Numerical MHD Simulations of the 3D Morphology and Kinematics of the 2017 September 10 CME-driven Shock from the Sun to Earth.

A global, three-dimensional (3D) numerical simulation model has been employed to study the 3D morphology and kinematics of the large shock driven by the 2017 September 10 coronal mass ejection (CME). Based on actual solar observations, which include the photospheric magnetic field and the CME's speed and source location, the simulation result is delicately tuned by matching with coronal polarized brightness observations and in situ solar-wind measurements at 1 au. The simulation reproduces well the shock's shape and position in coronagraphic images. The shock's physical parameters at 1 au are similar to those constrained from the observations, with the simulated transit time being nearly the same as the observed one.
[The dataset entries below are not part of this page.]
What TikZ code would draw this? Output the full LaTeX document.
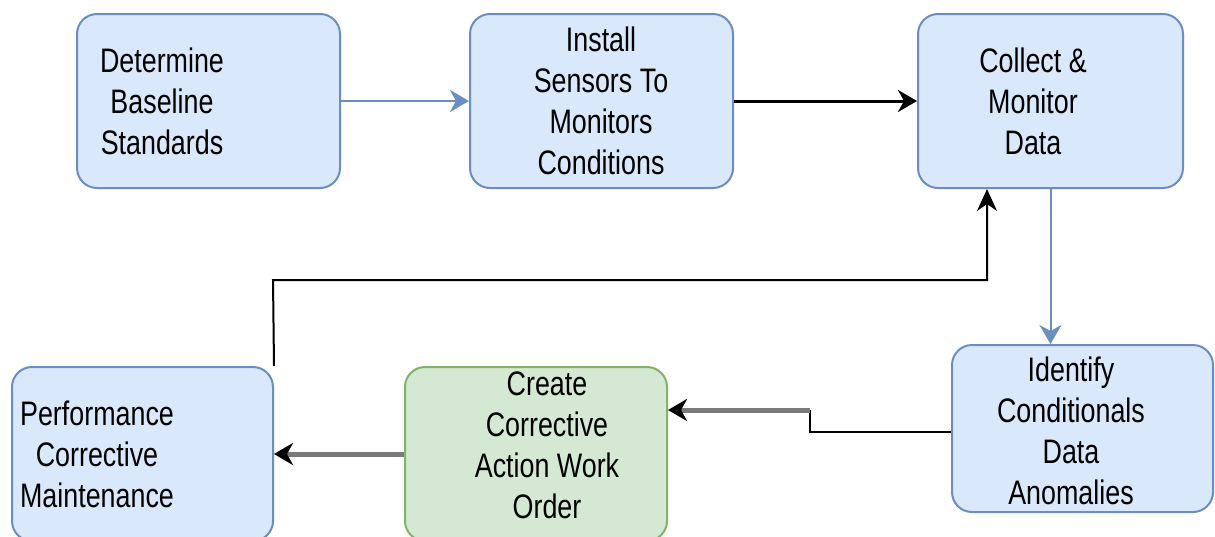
\documentclass[tikz,border=0pt]{standalone}
\usepackage{fontspec}
\setmainfont{Liberation Sans}[FakeStretch=0.79]
\usetikzlibrary{arrows.meta}
\definecolor{bluefill}{HTML}{DAE8FC}
\definecolor{bluedraw}{HTML}{6C8EBF}
\definecolor{greenfill}{HTML}{D5E8D4}
\definecolor{greendraw}{HTML}{82B366}
\definecolor{midgray}{HTML}{7A7A7A}
\tikzset{
  stepbox/.style={rounded corners=20pt, line width=2pt, inner sep=0pt},
  bluebox/.style={stepbox, draw=bluedraw, fill=bluefill},
  greenbox/.style={stepbox, draw=greendraw, fill=greenfill},
  txt/.style={align=center, inner sep=0pt, font=\fontsize{34}{41}\selectfont},
  bluearrow/.style={draw=bluedraw, line width=2pt, -{Stealth[length=19pt, width=22pt, inset=6pt]}},
  blackarrow/.style={draw=black, line width=3pt, -{Stealth[length=19pt, width=22pt, inset=6pt]}},
  thinline/.style={draw=black, line width=2pt},
  thinarrow/.style={draw=black, line width=2pt, -{Stealth[length=22pt, width=20pt, inset=7pt]}},
  grayarrow/.style={draw=midgray, line width=5pt, -{Stealth[length=19pt, width=22pt, inset=6pt, color=black]}},
}
\begin{document}
\begin{tikzpicture}[x=1pt, y=-1pt]
\useasboundingbox (0,0) rectangle (1215,536);

% process boxes
\node[bluebox, minimum width=263pt, minimum height=174pt] (b1) at (208.5,101) {};
\node[bluebox, minimum width=263pt, minimum height=174pt] (b2) at (601.5,101) {};
\node[bluebox, minimum width=265pt, minimum height=174pt] (b3) at (1050.5,101) {};
\node[bluebox, minimum width=261pt, minimum height=167pt] (b4) at (1082.5,428.5) {};
\node[greenbox, minimum width=262pt, minimum height=174pt] (b5) at (536,454) {};
\node[bluebox, minimum width=261pt, minimum height=174pt] (b6) at (142.5,454) {};

% box labels
\node[txt] (t1) at (162,101) {Determine\\Baseline\\Standards};
\node[txt] (t2) at (601,101) {Install\\Sensors To\\Monitors\\Conditions};
\node[txt] (t3) at (1033,101) {Collect \&\\Monitor\\Data};
\node[txt] (t4) at (1071,431) {Identify\\Conditionals\\Data\\Anomalies};
\node[txt] (t5) at (547,445) {Create\\Corrective\\Action Work\\Order};
\node[txt] (t6) at (97,454) {Performance\\Corrective\\Maintenance};

% connectors
\draw[bluearrow] (b1.east) -- (b2.west);
\draw[blackarrow] (b2.east) -- (b3.west);
\draw[bluearrow] (b3.south) -- (b3.south |- b4.north);

\coordinate (k1) at (810,432);
\coordinate (k2) at (810,410);
\draw[thinline] (b4.west |- k1) -- (k1) -- (k2);
\draw[grayarrow] (k2) -- (k2 -| b5.east);

\draw[grayarrow] (b5.west) -- (b6.east);

\coordinate (k3) at (273,280);
\coordinate (k4) at (987,280);
\draw[thinarrow] (b6.north east) -- (k3) -- (k4) -- (k4 |- b3.south);
\end{tikzpicture}
\end{document}
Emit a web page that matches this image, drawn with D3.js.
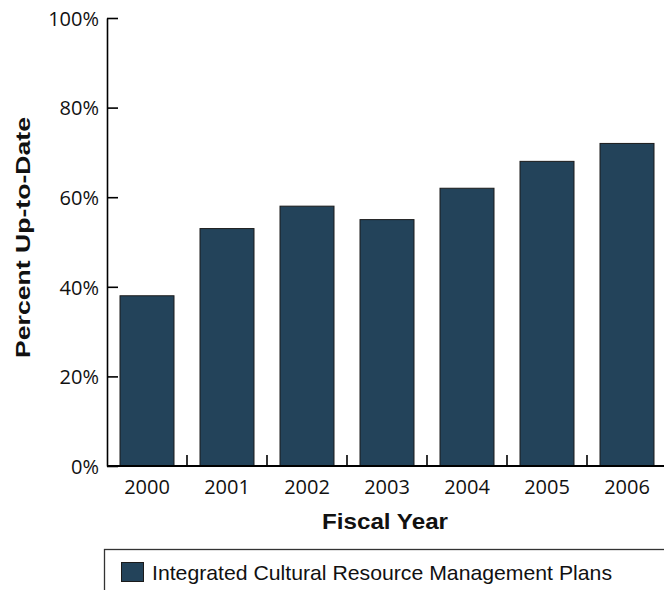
<!DOCTYPE html>
<html>
<head>
<meta charset="utf-8">
<script src="https://cdn.jsdelivr.net/npm/d3@7"></script>
<style>
  html, body { margin: 0; padding: 0; background: #fff; }
  svg { display: block; }
</style>
</head>
<body>
<svg id="chart" width="664" height="590"></svg>
<script>
const years = ["2000", "2001", "2002", "2003", "2004", "2005", "2006"];
const percentUpToDate = [38, 53, 58, 55, 62, 68, 72];
const yTicks = [0, 20, 40, 60, 80, 100];
const seriesName = "Integrated Cultural Resource Management Plans";
const yTitle = "Percent Up-to-Date";
const xTitle = "Fiscal Year";

(function () {
const svg = d3.select("#chart");
const plotLeft = 107, plotRight = 667, plotTop = 18, plotBottom = 466;
const barColor = "#23435a";

const x = d3.scaleBand().domain(years).range([plotLeft, plotRight])
  .paddingInner(0.325).paddingOuter(0.1625);
const y = d3.scaleLinear().domain([0, 100]).range([plotBottom, plotTop]);

// bars
svg.append("g").selectAll("rect").data(years).join("rect")
  .attr("x", d => x(d))
  .attr("y", (d, i) => y(percentUpToDate[i]))
  .attr("width", x.bandwidth())
  .attr("height", (d, i) => y(0) - y(percentUpToDate[i]))
  .attr("fill", barColor)
  .attr("stroke", "#1b1b1b")
  .attr("stroke-width", 1);

// y axis
const yAxis = svg.append("g").attr("transform", `translate(${plotLeft},0)`)
  .call(d3.axisLeft(y).tickValues(yTicks).tickFormat(d => d + "%")
    .tickSizeInner(-11).tickSizeOuter(0).tickPadding(8));
yAxis.select(".domain").attr("stroke", "#000").attr("stroke-width", 1.6);
yAxis.selectAll(".tick line").attr("stroke", "#000").attr("stroke-width", 1.6);
yAxis.selectAll(".tick text")
  .attr("font-family", "'Open Sans', sans-serif")
  .attr("font-size", 20).attr("fill", "#111").attr("dy", "0.36em");

// x axis baseline
svg.append("line").attr("x1", plotLeft).attr("x2", plotRight)
  .attr("y1", plotBottom).attr("y2", plotBottom)
  .attr("stroke", "#000").attr("stroke-width", 2);

// x boundary ticks between categories
const step = x.step();
const boundaries = years.map(d => x(d) - step * x.paddingInner() / 2).slice(1);
svg.append("g").selectAll("line").data(boundaries).join("line")
  .attr("x1", d => d).attr("x2", d => d)
  .attr("y1", plotBottom).attr("y2", plotBottom - 11)
  .attr("stroke", "#000").attr("stroke-width", 1.6);

// x labels
const xAxis = svg.append("g").attr("transform", `translate(0,${plotBottom})`)
  .call(d3.axisBottom(x).tickSize(0).tickPadding(14));
xAxis.select(".domain").remove();
xAxis.selectAll(".tick text")
  .attr("font-family", "'Open Sans', sans-serif")
  .attr("font-size", 20).attr("fill", "#111");

// axis titles
svg.append("text")
  .attr("transform", "translate(29.5,237.5) rotate(-90)")
  .attr("text-anchor", "middle")
  .attr("font-family", "'Liberation Sans', Arial, sans-serif")
  .attr("font-weight", "bold").attr("font-size", 20)
  .attr("textLength", 241).attr("lengthAdjust", "spacingAndGlyphs")
  .attr("fill", "#111")
  .text(yTitle);

svg.append("text")
  .attr("x", 385).attr("y", 529)
  .attr("text-anchor", "middle")
  .attr("font-family", "'Liberation Sans', Arial, sans-serif")
  .attr("font-weight", "bold").attr("font-size", 22)
  .attr("textLength", 126).attr("lengthAdjust", "spacingAndGlyphs")
  .attr("fill", "#111")
  .text(xTitle);

// legend
const lg = svg.append("g");
lg.append("rect").attr("x", 104.5).attr("y", 549.5)
  .attr("width", 600).attr("height", 100)
  .attr("fill", "#fff").attr("stroke", "#333").attr("stroke-width", 1.3);
lg.append("rect").attr("x", 121.5).attr("y", 562.5)
  .attr("width", 22).attr("height", 19)
  .attr("fill", barColor).attr("stroke", "#1b1b1b").attr("stroke-width", 1);
lg.append("text").attr("x", 152).attr("y", 580)
  .attr("font-family", "'Liberation Sans', Arial, sans-serif")
  .attr("font-size", 21)
  .attr("textLength", 460).attr("lengthAdjust", "spacingAndGlyphs")
  .attr("fill", "#111")
  .text(seriesName);
})();
</script>
</body>
</html>
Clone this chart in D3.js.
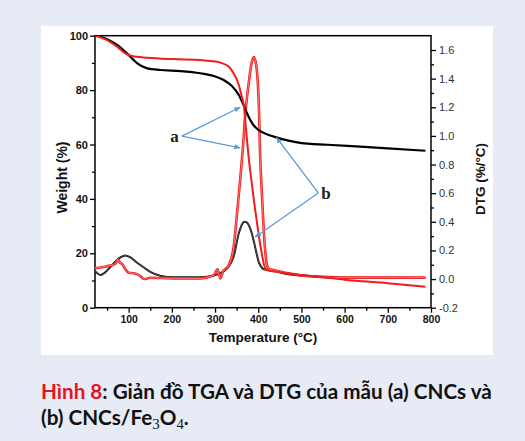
<!DOCTYPE html>
<html>
<head>
<meta charset="utf-8">
<script src="https://cdn.jsdelivr.net/npm/d3@7"></script>
<style>
  body { margin: 0; background: #e7ebf6; }
  svg { display: block; }
</style>
</head>
<body>
<svg id="mainsvg" width="525" height="441"></svg>
<script>
// TGA (weight %, left axis) and DTG (%/°C, right axis)
const tgaCNC = [[22,100],[35,99.6],[50,98.7],[73,96.6],[96,93.5],[110,91.3],[120,89.8],[143,88.0],[173,87.4],[220,87.0],[266,86.2],[297,85.2],[320,83.7],[339,81.5],[355,78.2],[366,74.5],[374,71.5],[386,67.8],[401,65.3],[420,63.8],[436,62.9],[470,61.4],[497,60.6],[560,59.9],[636,59.2],[700,58.6],[787,57.7]]
const tgaFe = [[22,100],[50,98.4],[73,96.0],[92,93.5],[108,92.5],[143,91.9],[204,91.4],[266,91.1],[289,90.7],[312,90.1],[332,88.6],[343,86.2],[355,81.9],[362,77.5],[366,75],[372,65],[378,55],[384,47],[392,37],[400,28],[408,20],[414,15.5],[420,13.8],[450,13.0],[500,12.0],[550,11.2],[600,10.3],[700,9.0],[787,7.7]]
const dtgCNC = [[22,0.055],[35,0.028],[45,0.045],[58,0.086],[70,0.125],[81,0.151],[92,0.165],[104,0.151],[115,0.125],[127,0.098],[150,0.051],[173,0.023],[204,0.012],[243,0.012],[282,0.016],[305,0.033],[328,0.075],[343,0.156],[355,0.32],[362,0.38],[368,0.40],[374,0.395],[378,0.377],[384,0.33],[390,0.26],[396,0.18],[401,0.12],[407,0.085],[413,0.068],[436,0.058],[470,0.033],[500,0.025],[550,0.015],[600,0.01],[700,0.009],[787,0.008]]
const dtgFe = [[22,0.075],[50,0.09],[62,0.098],[70,0.11],[75,0.137],[80,0.115],[85,0.105],[92,0.07],[100,0.044],[112,0.04],[127,0.021],[135,0.0],[150,0.009],[204,0.005],[266,0.005],[297,0.028],[306,0.068],[312,0.005],[318,0.05],[332,0.098],[343,0.225],[351,0.46],[358,0.69],[364,0.9],[370,1.15],[378,1.37],[384,1.50],[390,1.55],[395,1.50],[399,1.37],[402,1.15],[404,0.9],[408,0.62],[412,0.38],[416,0.2],[420,0.1],[425,0.07],[440,0.06],[470,0.04],[500,0.025],[550,0.015],[600,0.01],[700,0.01],[787,0.01]]

// axis ticks
const xTicks = [100,200,300,400,500,600,700,800]
const xMinor = [50,150,250,350,450,550,650,750]
const wTicks = [0,20,40,60,80,100]
const wMinor = [10,30,50,70,90]
const dTicks = [-0.2,0,0.2,0.4,0.6,0.8,1.0,1.2,1.4,1.6]
const dMinor = [-0.1,0.1,0.3,0.5,0.7,0.9,1.1,1.3,1.5]

// annotation anchors in (°C, weight %)
const labelA = {t: 206, w: 61, from: [223, 63.1], to: [[358, 73.7], [358, 58.8]]}
const labelB = {t: 557, w: 40, from: [539, 42.2], to: [[442, 62.6], [393, 26]]}

const plot = {left: 95, right: 431, top: 35.7, bottom: 307.7}
const axisFont = 'Liberation Sans, Arial, sans-serif'
const blue = '#5b9bd5'

const svg = d3.select('#mainsvg')

// white figure panel
svg.append('rect')
  .attr('x', 41).attr('y', 26)
  .attr('width', 452).attr('height', 329)
  .attr('fill', '#ffffff')

const x = d3.scaleLinear().domain([22, 800]).range([plot.left, plot.right])
const yW = d3.scaleLinear().domain([0, 100]).range([plot.bottom, plot.top])
const yD = d3.scaleLinear().domain([-0.2, 1.7]).range([plot.bottom, plot.top])

svg.append('defs').append('clipPath').attr('id', 'plotClip')
  .append('rect')
  .attr('x', plot.left).attr('y', plot.top)
  .attr('width', plot.right - plot.left).attr('height', plot.bottom - plot.top)

const marker = svg.select('defs').append('marker')
  .attr('id', 'arrowBlue')
  .attr('viewBox', '0 0 10 10')
  .attr('refX', 9).attr('refY', 5)
  .attr('markerWidth', 5).attr('markerHeight', 5)
  .attr('orient', 'auto')
marker.append('path').attr('d', 'M0,1 L10,5 L0,9 z').attr('fill', blue)

// axes
function styleAxis(g, bold, size, color) {
  g.select('.domain').remove()
  g.selectAll('line').attr('stroke', '#000').attr('stroke-width', 1.3)
  g.selectAll('text')
    .attr('font-family', axisFont)
    .attr('font-size', size)
    .attr('font-weight', bold ? 'bold' : 'normal')
    .attr('fill', color)
}

const gx = svg.append('g').attr('transform', `translate(0,${plot.bottom})`)
  .call(d3.axisBottom(x).tickValues(xTicks).tickSize(5).tickPadding(3).tickFormat(d3.format('d')))
styleAxis(gx, true, 10.5, '#111')
const gxm = svg.append('g').attr('transform', `translate(0,${plot.bottom})`)
  .call(d3.axisBottom(x).tickValues(xMinor).tickSize(3).tickFormat(''))
styleAxis(gxm, true, 10, '#111')

const gy = svg.append('g').attr('transform', `translate(${plot.left},0)`)
  .call(d3.axisLeft(yW).tickValues(wTicks).tickSize(5).tickPadding(2).tickFormat(d3.format('d')))
styleAxis(gy, true, 11, '#111')
const gym = svg.append('g').attr('transform', `translate(${plot.left},0)`)
  .call(d3.axisLeft(yW).tickValues(wMinor).tickSize(3).tickFormat(''))
styleAxis(gym, true, 10, '#111')

const gr = svg.append('g').attr('transform', `translate(${plot.right},0)`)
  .call(d3.axisRight(yD).tickValues(dTicks).tickSize(5).tickPadding(3)
    .tickFormat(d => d3.format('.1f')(d).replace('\u2212', '-')))
styleAxis(gr, false, 11, '#333')
const grm = svg.append('g').attr('transform', `translate(${plot.right},0)`)
  .call(d3.axisRight(yD).tickValues(dMinor).tickSize(3).tickFormat(''))
styleAxis(grm, false, 10, '#333')

// frame
svg.append('rect')
  .attr('x', plot.left).attr('y', plot.top)
  .attr('width', plot.right - plot.left).attr('height', plot.bottom - plot.top)
  .attr('fill', 'none').attr('stroke', '#000').attr('stroke-width', 1.5)

// axis titles
svg.append('text')
  .attr('x', (plot.left + plot.right) / 2).attr('y', 341.5)
  .attr('text-anchor', 'middle')
  .attr('font-family', axisFont).attr('font-weight', 'bold').attr('font-size', 13.5)
  .attr('fill', '#111')
  .text('Temperature (°C)')

svg.append('text')
  .attr('transform', 'translate(67,177.5) rotate(-90)')
  .attr('text-anchor', 'middle')
  .attr('font-family', axisFont).attr('font-weight', 'bold').attr('font-size', 14)
  .attr('fill', '#111')
  .text('Weight (%)')

svg.append('text')
  .attr('transform', 'translate(485,179) rotate(-90)')
  .attr('text-anchor', 'middle')
  .attr('font-family', axisFont).attr('font-weight', 'bold').attr('font-size', 13.5)
  .attr('fill', '#111')
  .text('DTG (%/°C)')

// curves
const lineW = d3.line().x(d => x(d[0])).y(d => yW(d[1])).curve(d3.curveMonotoneX)
const lineD = d3.line().x(d => x(d[0])).y(d => yD(d[1])).curve(d3.curveMonotoneX)
const curves = svg.append('g').attr('clip-path', 'url(#plotClip)')

curves.append('path').attr('d', lineD(dtgCNC))
  .attr('fill', 'none').attr('stroke', '#111').attr('stroke-width', 2)
curves.append('path').attr('d', lineD(dtgCNC))
  .attr('fill', 'none').attr('stroke', '#8a8a8a').attr('stroke-width', 0.5)

curves.append('path').attr('d', lineD(dtgFe))
  .attr('fill', 'none').attr('stroke', '#f21c1c').attr('stroke-width', 2.6)
curves.append('path').attr('d', lineD(dtgFe))
  .attr('fill', 'none').attr('stroke', '#ffb4b4').attr('stroke-width', 0.6)

curves.append('path').attr('d', lineW(tgaCNC))
  .attr('fill', 'none').attr('stroke', '#000').attr('stroke-width', 2.2)
curves.append('path').attr('d', lineW(tgaFe))
  .attr('fill', 'none').attr('stroke', '#f21c1c').attr('stroke-width', 2)

// a / b annotations
function drawLabel(lab, txt) {
  lab.to.forEach(p => {
    svg.append('line')
      .attr('x1', x(lab.from[0])).attr('y1', yW(lab.from[1]))
      .attr('x2', x(p[0])).attr('y2', yW(p[1]))
      .attr('stroke', blue).attr('stroke-width', 1.3)
      .attr('marker-end', 'url(#arrowBlue)')
  })
  svg.append('text')
    .attr('x', x(lab.t)).attr('y', yW(lab.w))
    .attr('text-anchor', 'middle')
    .attr('font-family', 'Liberation Serif, Times New Roman, serif')
    .attr('font-weight', 'bold').attr('font-size', 17)
    .attr('fill', '#222')
    .text(txt)
}
drawLabel(labelA, 'a')
drawLabel(labelB, 'b')

// caption
const capFont = 'Lato, Noto Sans, sans-serif'
const cap1 = svg.append('text')
  .attr('x', 41).attr('y', 399)
  .attr('font-family', capFont).attr('font-weight', 'bold').attr('font-size', 19)
  .attr('fill', '#111')
cap1.append('tspan').attr('fill', '#e8141c').text('Hình 8')
cap1.append('tspan').text(': Giản đồ TGA và DTG của mẫu (a) CNCs và')

let fs = 19 * 451 / cap1.node().getComputedTextLength()
cap1.attr('font-size', fs)

const cap2 = svg.append('text')
  .attr('x', 41).attr('y', 425)
  .attr('font-family', capFont).attr('font-weight', 'bold').attr('font-size', fs)
  .attr('fill', '#111')
cap2.append('tspan').text('(b) CNCs/Fe')
cap2.append('tspan').attr('dy', 4)
  .attr('font-family', 'Liberation Serif, serif').attr('font-weight', 'normal').attr('font-size', fs * 0.72)
  .text('3')
cap2.append('tspan').attr('dy', -4).text('O')
cap2.append('tspan').attr('dy', 4)
  .attr('font-family', 'Liberation Serif, serif').attr('font-weight', 'normal').attr('font-size', fs * 0.72)
  .text('4')
cap2.append('tspan').attr('dy', -4).text('.')
</script>
</body>
</html>
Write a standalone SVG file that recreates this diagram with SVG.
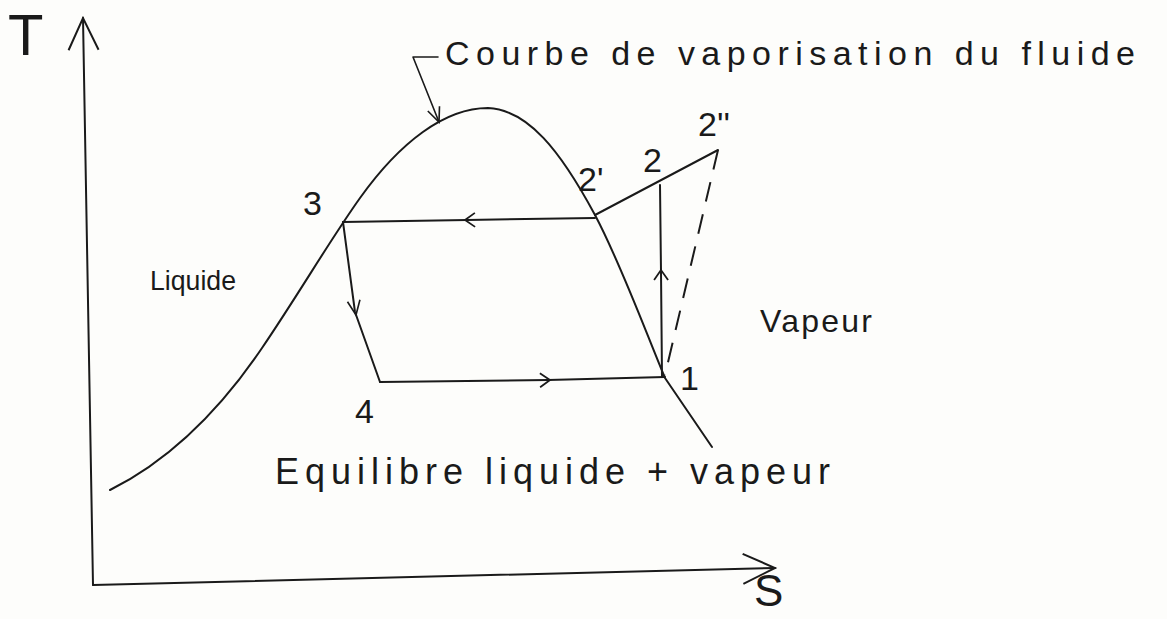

The simulation reveals that the shock around the backward direction keeps propagating away from the Sun, and despite its large extent, the shock cannot be seen as a spherical structure forming a 360° envelope around the Sun. Identified as a fast forward shock, the shock has a sharp velocity jump and a large density compression with a Mach number larger than one from the nose toward the lateral parts, consistent with a driven shock all across the front. Compared to the nose, the right flank of the shock has a weak compression ratio, but probably yields enhanced energetic particles for observers aligned with it. It follows that large CME-driven shocks have the potential to accelerate energetic particles over a wide longitudinal separation and are likely responsible for the production of these particles in the inner heliosphere. [ABSTRACT FROM AUTHOR]